* [Set problem]
Each line below should be retyped exactly, with no pictures.

* [Recorded data]
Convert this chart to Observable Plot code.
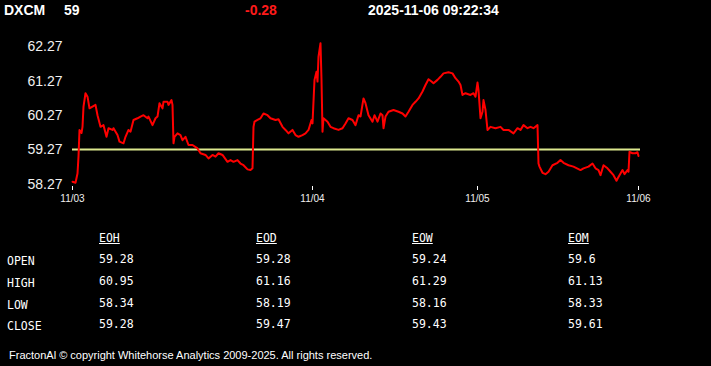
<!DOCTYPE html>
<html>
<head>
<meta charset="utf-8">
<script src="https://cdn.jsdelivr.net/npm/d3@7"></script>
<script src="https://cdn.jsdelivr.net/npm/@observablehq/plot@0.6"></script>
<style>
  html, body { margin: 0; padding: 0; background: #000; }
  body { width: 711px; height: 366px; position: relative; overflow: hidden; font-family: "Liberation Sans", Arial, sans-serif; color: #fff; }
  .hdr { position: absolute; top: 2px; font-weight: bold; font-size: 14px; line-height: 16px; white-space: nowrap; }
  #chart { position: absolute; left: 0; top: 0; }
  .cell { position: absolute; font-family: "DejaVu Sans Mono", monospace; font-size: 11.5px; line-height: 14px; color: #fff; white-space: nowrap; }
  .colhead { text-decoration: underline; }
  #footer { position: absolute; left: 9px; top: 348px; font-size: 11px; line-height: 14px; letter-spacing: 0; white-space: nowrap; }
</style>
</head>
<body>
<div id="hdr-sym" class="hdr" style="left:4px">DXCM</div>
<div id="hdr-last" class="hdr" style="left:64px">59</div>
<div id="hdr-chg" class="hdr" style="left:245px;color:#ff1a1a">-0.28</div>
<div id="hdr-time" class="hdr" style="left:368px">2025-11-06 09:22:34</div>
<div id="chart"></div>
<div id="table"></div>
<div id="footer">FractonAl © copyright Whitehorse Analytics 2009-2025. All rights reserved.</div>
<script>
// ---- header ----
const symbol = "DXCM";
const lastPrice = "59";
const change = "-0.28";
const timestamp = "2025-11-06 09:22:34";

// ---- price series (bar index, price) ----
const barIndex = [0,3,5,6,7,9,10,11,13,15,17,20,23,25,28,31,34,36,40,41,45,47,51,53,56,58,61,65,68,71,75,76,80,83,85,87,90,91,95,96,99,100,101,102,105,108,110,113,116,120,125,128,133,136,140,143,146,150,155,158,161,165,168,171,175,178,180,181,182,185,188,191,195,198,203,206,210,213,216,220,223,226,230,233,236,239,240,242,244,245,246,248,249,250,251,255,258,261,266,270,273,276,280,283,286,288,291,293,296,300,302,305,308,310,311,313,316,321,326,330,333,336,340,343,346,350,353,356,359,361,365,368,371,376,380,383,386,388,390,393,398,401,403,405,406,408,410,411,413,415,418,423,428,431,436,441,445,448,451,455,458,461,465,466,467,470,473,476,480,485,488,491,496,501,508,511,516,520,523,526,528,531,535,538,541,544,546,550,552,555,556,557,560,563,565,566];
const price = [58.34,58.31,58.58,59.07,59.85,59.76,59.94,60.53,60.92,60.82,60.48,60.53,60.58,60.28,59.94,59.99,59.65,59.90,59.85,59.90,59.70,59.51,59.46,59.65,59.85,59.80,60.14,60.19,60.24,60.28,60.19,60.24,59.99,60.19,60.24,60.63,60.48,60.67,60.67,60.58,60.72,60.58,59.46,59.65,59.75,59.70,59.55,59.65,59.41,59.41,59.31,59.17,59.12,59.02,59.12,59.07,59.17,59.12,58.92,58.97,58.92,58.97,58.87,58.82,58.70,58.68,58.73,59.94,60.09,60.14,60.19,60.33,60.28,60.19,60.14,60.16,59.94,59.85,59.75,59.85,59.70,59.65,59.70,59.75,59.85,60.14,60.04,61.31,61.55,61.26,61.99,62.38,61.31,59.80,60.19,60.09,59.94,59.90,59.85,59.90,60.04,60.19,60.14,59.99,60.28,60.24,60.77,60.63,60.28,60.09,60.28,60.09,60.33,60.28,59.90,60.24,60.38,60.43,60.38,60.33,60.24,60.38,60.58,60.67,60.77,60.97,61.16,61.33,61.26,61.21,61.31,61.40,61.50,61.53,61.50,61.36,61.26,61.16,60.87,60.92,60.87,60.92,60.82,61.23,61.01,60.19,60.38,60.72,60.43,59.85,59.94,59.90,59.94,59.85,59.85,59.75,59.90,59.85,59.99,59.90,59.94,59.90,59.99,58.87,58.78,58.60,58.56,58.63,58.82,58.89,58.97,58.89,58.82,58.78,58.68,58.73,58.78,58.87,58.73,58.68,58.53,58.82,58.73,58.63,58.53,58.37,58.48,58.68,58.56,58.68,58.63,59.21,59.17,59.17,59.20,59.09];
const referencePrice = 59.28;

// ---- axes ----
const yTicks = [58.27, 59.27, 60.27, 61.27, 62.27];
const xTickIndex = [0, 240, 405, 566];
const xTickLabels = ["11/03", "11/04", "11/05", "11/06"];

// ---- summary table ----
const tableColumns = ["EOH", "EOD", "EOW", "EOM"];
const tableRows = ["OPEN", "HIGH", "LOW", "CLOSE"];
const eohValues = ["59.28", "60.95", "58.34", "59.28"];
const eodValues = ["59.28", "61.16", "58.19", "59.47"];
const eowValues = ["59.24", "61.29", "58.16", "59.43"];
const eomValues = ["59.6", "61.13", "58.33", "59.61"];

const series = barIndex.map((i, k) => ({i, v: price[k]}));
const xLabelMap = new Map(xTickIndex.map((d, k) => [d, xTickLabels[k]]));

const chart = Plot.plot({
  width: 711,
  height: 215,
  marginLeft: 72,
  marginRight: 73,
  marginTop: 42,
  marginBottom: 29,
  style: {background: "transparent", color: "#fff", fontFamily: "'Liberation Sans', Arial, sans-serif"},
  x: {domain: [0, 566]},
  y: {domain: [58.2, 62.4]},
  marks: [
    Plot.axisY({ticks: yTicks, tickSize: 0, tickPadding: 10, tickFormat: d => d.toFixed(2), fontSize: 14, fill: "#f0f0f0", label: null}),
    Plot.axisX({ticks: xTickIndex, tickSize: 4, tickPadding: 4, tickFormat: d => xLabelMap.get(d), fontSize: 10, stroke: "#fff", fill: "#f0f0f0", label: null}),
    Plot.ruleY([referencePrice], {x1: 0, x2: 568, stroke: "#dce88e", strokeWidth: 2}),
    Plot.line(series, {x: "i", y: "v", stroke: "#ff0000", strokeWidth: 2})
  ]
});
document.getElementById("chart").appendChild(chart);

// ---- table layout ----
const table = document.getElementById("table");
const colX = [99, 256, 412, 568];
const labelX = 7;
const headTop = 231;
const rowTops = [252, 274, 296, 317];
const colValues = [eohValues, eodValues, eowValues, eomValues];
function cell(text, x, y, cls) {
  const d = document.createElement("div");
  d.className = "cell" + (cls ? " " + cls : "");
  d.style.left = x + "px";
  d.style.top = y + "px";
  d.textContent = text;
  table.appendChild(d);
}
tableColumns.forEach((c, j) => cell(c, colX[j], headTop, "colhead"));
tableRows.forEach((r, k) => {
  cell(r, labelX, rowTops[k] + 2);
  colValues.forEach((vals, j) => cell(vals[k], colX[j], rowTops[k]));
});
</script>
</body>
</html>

* [Problem solution]
Convert this chart to Observable Plot code.
<!DOCTYPE html>
<html>
<head>
<meta charset="utf-8">
<script src="https://cdn.jsdelivr.net/npm/d3@7"></script>
<script src="https://cdn.jsdelivr.net/npm/@observablehq/plot@0.6"></script>
<style>
  html, body { margin: 0; padding: 0; background: #000; }
  body { width: 711px; height: 366px; position: relative; overflow: hidden; font-family: "Liberation Sans", Arial, sans-serif; color: #fff; }
  .hdr { position: absolute; top: 2px; font-weight: bold; font-size: 14px; line-height: 16px; white-space: nowrap; }
  #chart { position: absolute; left: 0; top: 0; }
  .cell { position: absolute; font-family: "DejaVu Sans Mono", monospace; font-size: 11.5px; line-height: 14px; color: #fff; white-space: nowrap; }
  .colhead { text-decoration: underline; }
  #footer { position: absolute; left: 9px; top: 348px; font-size: 11px; line-height: 14px; letter-spacing: 0; white-space: nowrap; }
</style>
</head>
<body>
<div id="hdr-sym" class="hdr" style="left:4px">DXCM</div>
<div id="hdr-last" class="hdr" style="left:64px">59</div>
<div id="hdr-chg" class="hdr" style="left:245px;color:#ff1a1a">-0.28</div>
<div id="hdr-time" class="hdr" style="left:368px">2025-11-06 09:22:34</div>
<div id="chart"></div>
<div id="table"></div>
<div id="footer">FractonAl © copyright Whitehorse Analytics 2009-2025. All rights reserved.</div>
<script>
// ---- header ----
const symbol = "DXCM";
const lastPrice = "59";
const change = "-0.28";
const timestamp = "2025-11-06 09:22:34";

// ---- price series (bar index, price) ----
const barIndex = [0,3,5,6,7,9,10,11,13,15,17,20,23,25,28,31,34,36,40,41,45,47,51,53,56,58,61,65,68,71,75,76,80,83,85,87,90,91,95,96,99,100,101,102,105,108,110,113,116,120,125,128,133,136,140,143,146,150,155,158,161,165,168,171,175,178,180,181,182,185,188,191,195,198,203,206,210,213,216,220,223,226,230,233,236,239,240,242,244,245,246,248,249,250,251,255,258,261,266,270,273,276,280,283,286,288,291,293,296,300,302,305,308,310,311,313,316,321,326,330,333,336,340,343,346,350,353,356,359,361,365,368,371,376,380,383,386,388,390,393,398,401,403,405,406,408,410,411,413,415,418,423,428,431,436,441,445,448,451,455,458,461,465,466,467,470,473,476,480,485,488,491,496,501,508,511,516,520,523,526,528,531,535,538,541,544,546,550,552,555,556,557,560,563,565,566];
const price = [58.34,58.31,58.58,59.07,59.85,59.76,59.94,60.53,60.92,60.82,60.48,60.53,60.58,60.28,59.94,59.99,59.65,59.90,59.85,59.90,59.70,59.51,59.46,59.65,59.85,59.80,60.14,60.19,60.24,60.28,60.19,60.24,59.99,60.19,60.24,60.63,60.48,60.67,60.67,60.58,60.72,60.58,59.46,59.65,59.75,59.70,59.55,59.65,59.41,59.41,59.31,59.17,59.12,59.02,59.12,59.07,59.17,59.12,58.92,58.97,58.92,58.97,58.87,58.82,58.70,58.68,58.73,59.94,60.09,60.14,60.19,60.33,60.28,60.19,60.14,60.16,59.94,59.85,59.75,59.85,59.70,59.65,59.70,59.75,59.85,60.14,60.04,61.31,61.55,61.26,61.99,62.38,61.31,59.80,60.19,60.09,59.94,59.90,59.85,59.90,60.04,60.19,60.14,59.99,60.28,60.24,60.77,60.63,60.28,60.09,60.28,60.09,60.33,60.28,59.90,60.24,60.38,60.43,60.38,60.33,60.24,60.38,60.58,60.67,60.77,60.97,61.16,61.33,61.26,61.21,61.31,61.40,61.50,61.53,61.50,61.36,61.26,61.16,60.87,60.92,60.87,60.92,60.82,61.23,61.01,60.19,60.38,60.72,60.43,59.85,59.94,59.90,59.94,59.85,59.85,59.75,59.90,59.85,59.99,59.90,59.94,59.90,59.99,58.87,58.78,58.60,58.56,58.63,58.82,58.89,58.97,58.89,58.82,58.78,58.68,58.73,58.78,58.87,58.73,58.68,58.53,58.82,58.73,58.63,58.53,58.37,58.48,58.68,58.56,58.68,58.63,59.21,59.17,59.17,59.20,59.09];
const referencePrice = 59.28;

// ---- axes ----
const yTicks = [58.27, 59.27, 60.27, 61.27, 62.27];
const xTickIndex = [0, 240, 405, 566];
const xTickLabels = ["11/03", "11/04", "11/05", "11/06"];

// ---- summary table ----
const tableColumns = ["EOH", "EOD", "EOW", "EOM"];
const tableRows = ["OPEN", "HIGH", "LOW", "CLOSE"];
const eohValues = ["59.28", "60.95", "58.34", "59.28"];
const eodValues = ["59.28", "61.16", "58.19", "59.47"];
const eowValues = ["59.24", "61.29", "58.16", "59.43"];
const eomValues = ["59.6", "61.13", "58.33", "59.61"];

const series = barIndex.map((i, k) => ({i, v: price[k]}));
const xLabelMap = new Map(xTickIndex.map((d, k) => [d, xTickLabels[k]]));

const chart = Plot.plot({
  width: 711,
  height: 215,
  marginLeft: 72,
  marginRight: 73,
  marginTop: 42,
  marginBottom: 29,
  style: {background: "transparent", color: "#fff", fontFamily: "'Liberation Sans', Arial, sans-serif"},
  x: {domain: [0, 566]},
  y: {domain: [58.2, 62.4]},
  marks: [
    Plot.axisY({ticks: yTicks, tickSize: 0, tickPadding: 10, tickFormat: d => d.toFixed(2), fontSize: 14, fill: "#f0f0f0", label: null}),
    Plot.axisX({ticks: xTickIndex, tickSize: 4, tickPadding: 4, tickFormat: d => xLabelMap.get(d), fontSize: 10, stroke: "#fff", fill: "#f0f0f0", label: null}),
    Plot.ruleY([referencePrice], {x1: 0, x2: 568, stroke: "#dce88e", strokeWidth: 2}),
    Plot.line(series, {x: "i", y: "v", stroke: "#ff0000", strokeWidth: 2})
  ]
});
document.getElementById("chart").appendChild(chart);

// ---- table layout ----
const table = document.getElementById("table");
const colX = [99, 256, 412, 568];
const labelX = 7;
const headTop = 231;
const rowTops = [252, 274, 296, 317];
const colValues = [eohValues, eodValues, eowValues, eomValues];
function cell(text, x, y, cls) {
  const d = document.createElement("div");
  d.className = "cell" + (cls ? " " + cls : "");
  d.style.left = x + "px";
  d.style.top = y + "px";
  d.textContent = text;
  table.appendChild(d);
}
tableColumns.forEach((c, j) => cell(c, colX[j], headTop, "colhead"));
tableRows.forEach((r, k) => {
  cell(r, labelX, rowTops[k] + 2);
  colValues.forEach((vals, j) => cell(vals[k], colX[j], rowTops[k]));
});
</script>
</body>
</html>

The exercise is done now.